Set problem
Pictures stay out of this copy, which runs from the first line of the material through the line containing "0, 6.0, 11.6];".

Source data

........

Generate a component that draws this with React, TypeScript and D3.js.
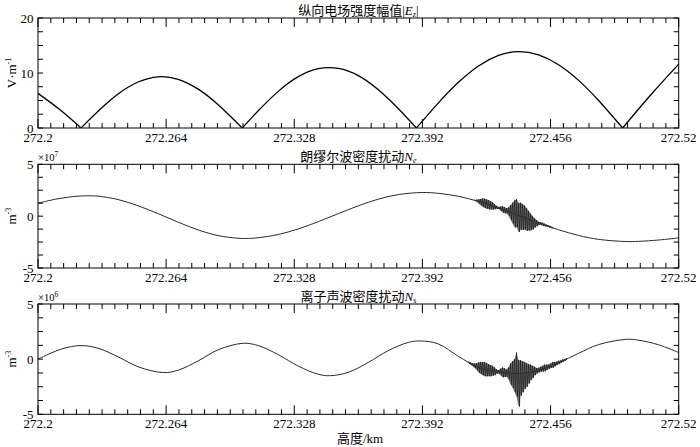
import React from 'react';
import * as d3 from 'd3';

// chart size and plot box (px)
const W = 700;
const H = 447;
const LEFT = 38;
const RIGHT = 678.7;

// height axis (km)
const xTicks = [272.2, 272.264, 272.328, 272.392, 272.456, 272.52];

// |Ez| (V/m)
const ezX = [272.2, 272.211, 272.2215, 272.23, 272.24, 272.25, 272.26, 272.27, 272.28, 272.29, 272.302,
  272.31, 272.32, 272.33, 272.34, 272.35, 272.36, 272.37, 272.38, 272.389,
  272.4, 272.41, 272.42, 272.43, 272.44, 272.45, 272.46, 272.47, 272.48, 272.492, 272.506, 272.52];
const ezV = [6.3, 3.3, 0, 3.04, 6.17, 8.36, 9.31, 8.85, 7.06, 4.22, 0,
  3.13, 6.66, 9.33, 10.78, 10.85, 9.53, 6.94, 3.5, 0,
  4.57, 8.3, 11.27, 13.19, 13.9, 13.3, 11.5, 8.66, 5.0, 0, 6.0, 11.6];

// Ne (x1e7 m^-3), smooth part
const neX = [272.2, 272.21, 272.22, 272.225, 272.23, 272.24, 272.25, 272.26, 272.27, 272.28, 272.29, 272.3, 272.305,
  272.31, 272.32, 272.33, 272.34, 272.35, 272.36, 272.37, 272.38, 272.392, 272.4, 272.41, 272.42, 272.43, 272.44,
  272.45, 272.46, 272.47, 272.48, 272.494, 272.5, 272.51, 272.52];
const neV = [1.25, 1.68, 1.93, 1.96, 1.93, 1.6, 1.0, 0.24, -0.58, -1.33, -1.88, -2.13, -2.15,
  -2.08, -1.77, -1.23, -0.53, 0.24, 1.0, 1.64, 2.08, 2.28, 2.2, 1.91, 1.42, 0.79, 0.07,
  -0.65, -1.31, -1.86, -2.24, -2.45, -2.43, -2.3, -2.1];

// Ne burst: [height, upper, lower]
const neBurst: [number, number, number][] = [
  [272.418, 1.58, 1.48], [272.419, 1.58, 1.38], [272.42, 1.62, 1.22], [272.421, 1.66, 1.06],
  [272.422, 1.7, 0.9], [272.423, 1.69, 0.79], [272.424, 1.62, 0.72], [272.425, 1.56, 0.66],
  [272.426, 1.45, 0.65], [272.427, 1.33, 0.63], [272.428, 1.17, 0.67], [272.429, 1.0, 0.7],
  [272.43, 0.89, 0.69], [272.431, 0.92, 0.52], [272.432, 0.95, 0.35], [272.433, 0.88, 0.28],
  [272.434, 0.76, 0.26], [272.435, 0.84, 0.04], [272.436, 1.06, -0.34], [272.437, 1.29, -0.71],
  [272.438, 1.52, -1.08], [272.439, 1.64, -1.06], [272.44, 1.27, -1.53], [272.441, 1.3, -1.3],
  [272.442, 1.18, -1.32], [272.443, 1.01, -1.29], [272.444, 0.79, -1.41], [272.445, 0.51, -1.39],
  [272.446, 0.24, -1.36], [272.447, 0.02, -1.28], [272.448, -0.2, -1.1], [272.449, -0.37, -0.97],
  [272.45, -0.55, -0.85], [272.451, -0.6, -0.84], [272.452, -0.63, -0.93], [272.453, -0.73, -0.97],
  [272.454, -0.82, -1.02], [272.455, -0.88, -1.08], [272.456, -0.97, -1.13], [272.457, -1.06, -1.18],
];

// Ns (x1e6 m^-3), smooth part
const nsX = [272.2, 272.205, 272.21, 272.215, 272.222, 272.23, 272.24, 272.25, 272.2626, 272.27, 272.28, 272.29,
  272.3025, 272.31, 272.32, 272.33, 272.34, 272.346, 272.355, 272.365, 272.375, 272.385, 272.391, 272.4,
  272.41, 272.42, 272.43, 272.44, 272.45, 272.46, 272.47, 272.48, 272.494, 272.5, 272.51, 272.52];
const nsV = [0, 0.43, 0.81, 1.08, 1.23, 0.99, 0.21, -0.69, -1.22, -1.0, -0.16, 0.85,
  1.44, 1.23, 0.41, -0.63, -1.37, -1.5, -1.19, -0.29, 0.78, 1.52, 1.65, 1.38,
  0.25, -0.75, -1.15, -1.3, -1.02, -0.34, 0.53, 1.32, 1.8, 1.72, 1.3, 0.6];

// Ns burst: [height, upper, lower]
const nsBurst: [number, number, number][] = [
  [272.415, -0.2, -0.4], [272.416, -0.3, -0.5], [272.417, -0.35, -0.65], [272.418, -0.4, -0.8],
  [272.419, -0.38, -0.98], [272.42, -0.3, -1.2], [272.421, -0.25, -1.35], [272.422, -0.25, -1.45],
  [272.423, -0.25, -1.55], [272.424, -0.35, -1.55], [272.425, -0.45, -1.55], [272.426, -0.53, -1.55],
  [272.427, -0.6, -1.5], [272.428, -0.75, -1.45], [272.429, -0.92, -1.32], [272.43, -1.0, -1.3],
  [272.431, -0.87, -1.47], [272.432, -0.75, -1.65], [272.433, -0.82, -1.62], [272.434, -0.94, -1.6],
  [272.435, -0.75, -1.85], [272.436, -0.4, -2.3], [272.437, -0.2, -2.6], [272.438, 0.0, -3.0],
  [272.439, 0.6, -3.4], [272.44, -0.1, -4.3], [272.441, -0.1, -3.3], [272.442, -0.2, -3.0],
  [272.443, -0.25, -2.7], [272.444, -0.35, -2.5], [272.445, -0.45, -2.2], [272.446, -0.5, -1.9],
  [272.447, -0.6, -1.7], [272.448, -0.7, -1.45], [272.449, -0.8, -1.3], [272.45, -0.78, -1.2],
  [272.451, -0.7, -1.14], [272.452, -0.6, -1.12], [272.453, -0.5, -1.1], [272.454, -0.5, -0.98],
  [272.455, -0.48, -0.88], [272.456, -0.4, -0.8], [272.457, -0.27, -0.77], [272.458, -0.25, -0.65],
  [272.459, -0.23, -0.53], [272.46, -0.15, -0.45], [272.461, -0.12, -0.32], [272.462, -0.04, -0.24],
  [272.463, 0.02, -0.14], [272.464, 0.08, -0.04],
];

const FONT = "'Liberation Serif', 'Times New Roman', 'Noto Sans CJK SC', serif";

const x = d3.scaleLinear().domain([272.2, 272.52]).range([LEFT, RIGHT]);
const xMinor = d3.range(51).map(i => 272.2 + i * 0.0064);

type PanelDef = {
  top: number;
  bottom: number;
  domain: [number, number];
  yMajor: number[];
  yStep: number;
  title: React.ReactNode;
  unit: React.ReactNode;
  exponent?: string;
  draw: (y: d3.ScaleLinear<number, number>) => React.ReactNode;
};

const smoothLine = (y: d3.ScaleLinear<number, number>) =>
  d3.line<[number, number]>().x(d => x(d[0])).y(d => y(d[1])).curve(d3.curveCatmullRom.alpha(0.5));

// zigzag through the burst rows: top at each row, bottom half-way to the next one
const burstPath = (rows: [number, number, number][], y: d3.ScaleLinear<number, number>) => {
  const pts: [number, number][] = [];
  rows.forEach((r, i) => {
    pts.push([x(r[0]), y(r[1])]);
    const nx = i < rows.length - 1 ? (r[0] + rows[i + 1][0]) / 2 : r[0];
    pts.push([x(nx), y(r[2])]);
  });
  return d3.line()(pts) || '';
};

const burstArea = (rows: [number, number, number][], y: d3.ScaleLinear<number, number>) =>
  d3.area<[number, number, number]>()
    .x(d => x(d[0]))
    .y0(d => y(d[2]))
    .y1(d => y(d[1]))
    .curve(d3.curveLinear)(rows) || '';

const drawEz = (y: d3.ScaleLinear<number, number>) => {
  const arches: [number, number][][] = [];
  let cur: [number, number][] = [];
  ezX.forEach((xv, i) => {
    cur.push([xv, ezV[i]]);
    if (ezV[i] === 0 && cur.length > 1) {
      arches.push(cur);
      cur = [[xv, 0]];
    }
  });
  if (cur.length > 1) arches.push(cur);
  const line = d3.line<[number, number]>().x(d => x(d[0])).y(d => y(d[1])).curve(d3.curveNatural);
  return arches.map((a, i) => (
    <path key={i} d={line(a) || ''} fill="none" stroke="#000" strokeWidth={1.3} />
  ));
};

const drawDensity = (xs: number[], vs: number[], burst: [number, number, number][]) =>
  (y: d3.ScaleLinear<number, number>) => (
    <g>
      <path d={smoothLine(y)(xs.map((xv, i) => [xv, vs[i]] as [number, number])) || ''}
        fill="none" stroke="#2b2b2b" strokeWidth={1} />
      <path d={burstArea(burst, y)} fill="#4a4a4a" fillOpacity={0.75} stroke="none" />
      <path d={burstPath(burst, y)} fill="none" stroke="#222" strokeWidth={0.8} />
    </g>
  );

const panels: PanelDef[] = [
  {
    top: 18, bottom: 128, domain: [0, 20], yMajor: [0, 10, 20], yStep: 2.5,
    title: <>纵向电场强度幅值|<tspan fontStyle="italic">E</tspan><tspan fontSize={8} dy={2} fontStyle="italic">z</tspan><tspan dy={-2}>|</tspan></>,
    unit: <>V·m<tspan fontSize={8} dy={-5}>-1</tspan></>,
    draw: drawEz,
  },
  {
    top: 164.3, bottom: 268, domain: [-5, 5], yMajor: [-5, 0, 5], yStep: 1.25,
    title: <>朗缪尔波密度扰动<tspan fontStyle="italic">N</tspan><tspan fontSize={8} dy={2} fontStyle="italic">e</tspan></>,
    unit: <>m<tspan fontSize={8} dy={-5}>-3</tspan></>,
    exponent: '7',
    draw: drawDensity(neX, neV, neBurst),
  },
  {
    top: 304, bottom: 414.3, domain: [-5, 5], yMajor: [-5, 0, 5], yStep: 1.25,
    title: <>离子声波密度扰动<tspan fontStyle="italic">N</tspan><tspan fontSize={8} dy={2}>s</tspan></>,
    unit: <>m<tspan fontSize={8} dy={-5}>-3</tspan></>,
    exponent: '6',
    draw: drawDensity(nsX, nsV, nsBurst),
  },
];

function Panel({ p, idx }: { p: PanelDef; idx: number }) {
  const y = d3.scaleLinear().domain(p.domain).range([p.bottom, p.top]);
  const yMinor = d3.range(p.domain[0], p.domain[1] + 1e-9, p.yStep);
  const mid = (p.top + p.bottom) / 2;
  return (
    <g>
      <defs>
        <clipPath id={`clip${idx}`}>
          <rect x={LEFT} y={p.top} width={RIGHT - LEFT} height={p.bottom - p.top} />
        </clipPath>
      </defs>
      <g clipPath={`url(#clip${idx})`}>{p.draw(y)}</g>
      <rect x={LEFT} y={p.top} width={RIGHT - LEFT} height={p.bottom - p.top}
        fill="none" stroke="#000" strokeWidth={1} />
      {xMinor.map((t, i) => {
        const len = i % 10 === 0 ? 9 : 5;
        return (
          <g key={i} stroke="#000" strokeWidth={1}>
            <line x1={x(t)} x2={x(t)} y1={p.bottom} y2={p.bottom - len} />
            <line x1={x(t)} x2={x(t)} y1={p.top} y2={p.top + len} />
          </g>
        );
      })}
      {yMinor.map((t, i) => (
        <g key={i} stroke="#000" strokeWidth={1}>
          <line x1={LEFT} x2={LEFT + 5} y1={y(t)} y2={y(t)} />
          <line x1={RIGHT} x2={RIGHT - 5} y1={y(t)} y2={y(t)} />
        </g>
      ))}
      {p.yMajor.map(t => (
        <text key={t} x={LEFT - 4.5} y={y(t)} textAnchor="end" dominantBaseline="central" fontSize={13}>
          {String(t)}
        </text>
      ))}
      {xTicks.map(t => (
        <text key={t} x={x(t)} y={p.bottom + 14} textAnchor="middle" fontSize={13}>{String(t)}</text>
      ))}
      <text x={(LEFT + RIGHT) / 2} y={p.top - 3.5} textAnchor="middle" fontSize={13}>{p.title}</text>
      <text transform={`translate(16,${mid}) rotate(-90)`} textAnchor="middle" fontSize={13}>{p.unit}</text>
      {p.exponent && (
        <text x={LEFT} y={p.top - 3.5} fontSize={10.5}>×10<tspan fontSize={7.5} dy={-4}>{p.exponent}</tspan></text>
      )}
    </g>
  );
}

export default function App() {
  return (
    <svg width={W} height={H} viewBox={`0 0 ${W} ${H}`}
      style={{ position: 'absolute', left: 0, top: 0, background: '#fff' }}
      fontFamily={FONT} fill="#000">
      {panels.map((p, i) => <Panel key={i} p={p} idx={i} />)}
      <text x={360} y={443} textAnchor="middle" fontSize={13}>高度/km</text>
    </svg>
  );
}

........

Reply
Generate a component that draws this with React, TypeScript and D3.js.
import React from 'react';
import * as d3 from 'd3';

// chart size and plot box (px)
const W = 700;
const H = 447;
const LEFT = 38;
const RIGHT = 678.7;

// height axis (km)
const xTicks = [272.2, 272.264, 272.328, 272.392, 272.456, 272.52];

// |Ez| (V/m)
const ezX = [272.2, 272.211, 272.2215, 272.23, 272.24, 272.25, 272.26, 272.27, 272.28, 272.29, 272.302,
  272.31, 272.32, 272.33, 272.34, 272.35, 272.36, 272.37, 272.38, 272.389,
  272.4, 272.41, 272.42, 272.43, 272.44, 272.45, 272.46, 272.47, 272.48, 272.492, 272.506, 272.52];
const ezV = [6.3, 3.3, 0, 3.04, 6.17, 8.36, 9.31, 8.85, 7.06, 4.22, 0,
  3.13, 6.66, 9.33, 10.78, 10.85, 9.53, 6.94, 3.5, 0,
  4.57, 8.3, 11.27, 13.19, 13.9, 13.3, 11.5, 8.66, 5.0, 0, 6.0, 11.6];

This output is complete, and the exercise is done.